“the building names we use at Loyola should declare to our students—and entire community—what sort of values we esteem and hope to instill in our graduates”
O’Connor wrote of a different time and used words that one wouldn’t use today. She is a brilliant writer as well, I highly recommend A Good Man is Hard to Find, and her other short stories.
The College Fix reports:
Catholic university cancels Catholic writer Flannery O’Connor. But scholars say she’s been wrongly maligned.
Citing vague claims of racism, Loyola University-Maryland has renamed a building named after the well-respected Catholic writer Flannery O’Connor.
O’Connor was a Catholic writer who often wrote about difficult topics and issues relating to Southern culture and race. Some scholars who study O’Connor say it is unfair to label her a racist and have criticized the private university’s decision.
The Jesuit Catholic university in Baltimore announced July 24 that the university would rename the residence hall after Sister Thea Bowman, an African-American Catholic nun who advocated for social justice causes.

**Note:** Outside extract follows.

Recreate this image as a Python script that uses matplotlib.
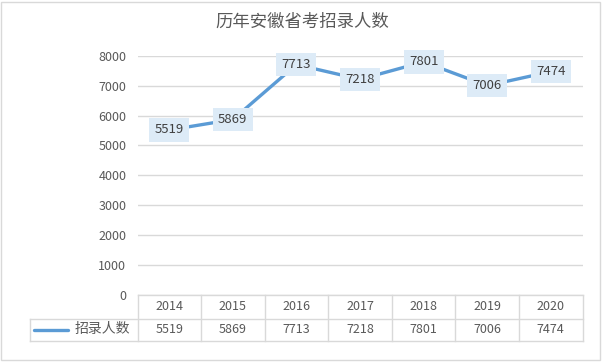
import matplotlib.pyplot as plt
from matplotlib.lines import Line2D
from matplotlib.patches import Rectangle

plt.rcParams['font.family'] = ['Noto Sans CJK SC', 'DejaVu Sans']

years = ["2014", "2015", "2016", "2017", "2018", "2019", "2020"]
hires = [5519, 5869, 7713, 7218, 7801, 7006, 7474]
series_name = "招录人数"
title = "历年安徽省考招录人数"

line_c = "#5B9BD5"
txt_c = "#595959"
grid_c = "#D9D9D9"

fig = plt.figure(figsize=(6.02, 3.62), dpi=100)
W, H = 602, 362

def fx(px):
    return px / W

def fy(py):
    return 1 - py / H

# outer border
fig.patches.append(Rectangle((fx(1), fy(360)), fx(599), 358 / H, transform=fig.transFigure,
                             fill=False, edgecolor="#D9D9D9", lw=1))

left_tab, left_plot, right = 29.5, 137.5, 582.5
top, mid, bot = 294.5, 318.5, 341

ax = fig.add_axes([fx(left_plot), fy(top), fx(right - left_plot), (top - 56) / H])
x = list(range(len(years)))
ax.plot(x, hires, color=line_c, lw=2.4, solid_capstyle="round", zorder=3)
for xi, v in zip(x, hires):
    ax.text(xi, v, str(v), ha="center", va="center", fontsize=9.5, color="#404040", zorder=4,
            bbox=dict(boxstyle="square,pad=0.4", fc="#DDEBF7", ec="none"))

ax.set_xlim(-0.5, len(years) - 0.5)
ax.set_ylim(0, 8000)
ax.set_yticks(range(0, 8001, 1000))
ax.tick_params(axis="y", length=0, labelsize=9, labelcolor=txt_c, pad=8)
ax.set_xticks([])
ax.grid(axis="y", color=grid_c, lw=1)
ax.set_axisbelow(True)
for s in ax.spines.values():
    s.set_visible(False)

fig.text(fx(302), fy(22), title, ha="center", va="center", fontsize=12.5, color=txt_c)

# data table under the axis
col_w = (right - left_plot) / len(years)

def hline(y, x0, x1):
    fig.add_artist(Line2D([fx(x0), fx(x1)], [fy(y), fy(y)], transform=fig.transFigure, color=grid_c, lw=1))

def vline(xp, y0, y1):
    fig.add_artist(Line2D([fx(xp), fx(xp)], [fy(y0), fy(y1)], transform=fig.transFigure, color=grid_c, lw=1))

hline(top, left_plot, right)
hline(mid, left_tab, right)
hline(bot, left_tab, right)
vline(left_tab, mid, bot)
for i in range(len(years) + 1):
    vline(left_plot + i * col_w, top, bot)

for i, (yr, v) in enumerate(zip(years, hires)):
    cx = left_plot + (i + 0.5) * col_w
    fig.text(fx(cx), fy((top + mid) / 2), yr, ha="center", va="center", fontsize=9, color=txt_c)
    fig.text(fx(cx), fy((mid + bot) / 2), str(v), ha="center", va="center", fontsize=9, color=txt_c)

fig.add_artist(Line2D([fx(34), fx(68)], [fy(329.5), fy(329.5)], transform=fig.transFigure,
                      color=line_c, lw=2.4, solid_capstyle="round"))
fig.text(fx(75), fy(329.5), series_name, ha="left", va="center", fontsize=10, color=txt_c)

fig.savefig("out.png", dpi=100)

The decision came about a month after a 29-word petition was circulated which stated: “Recent letters and postcards written by Flannery O’Connor express strong racist sentiments and hate speech.”
O’Connor died in 1964, so activists may have been referring to discovered letters and postcards.
University President Brian Linnane, who is also a Catholic priest, said that “the building names we use at Loyola should declare to our students—and entire community—what sort of values we esteem and hope to instill in our graduates.”
All the email stated was racism was present in some of her work, nothing more. It did not name specific incidents of racism by O’Connor, nor explain what exactly caused the renaming.
A spokesman for the university shared a copy of the email sent out by the president of the university but did not respond to follow-up questions from The College Fix.
In response, several scholars have come out in defense of O’Conner, saying in interviews with The College Fix she had been wrongly maligned.
Mark Bosco, a Catholic priest who produced a documentary about O’Connor’s work and life, said that O’Connor recognized racism and wanted to change it.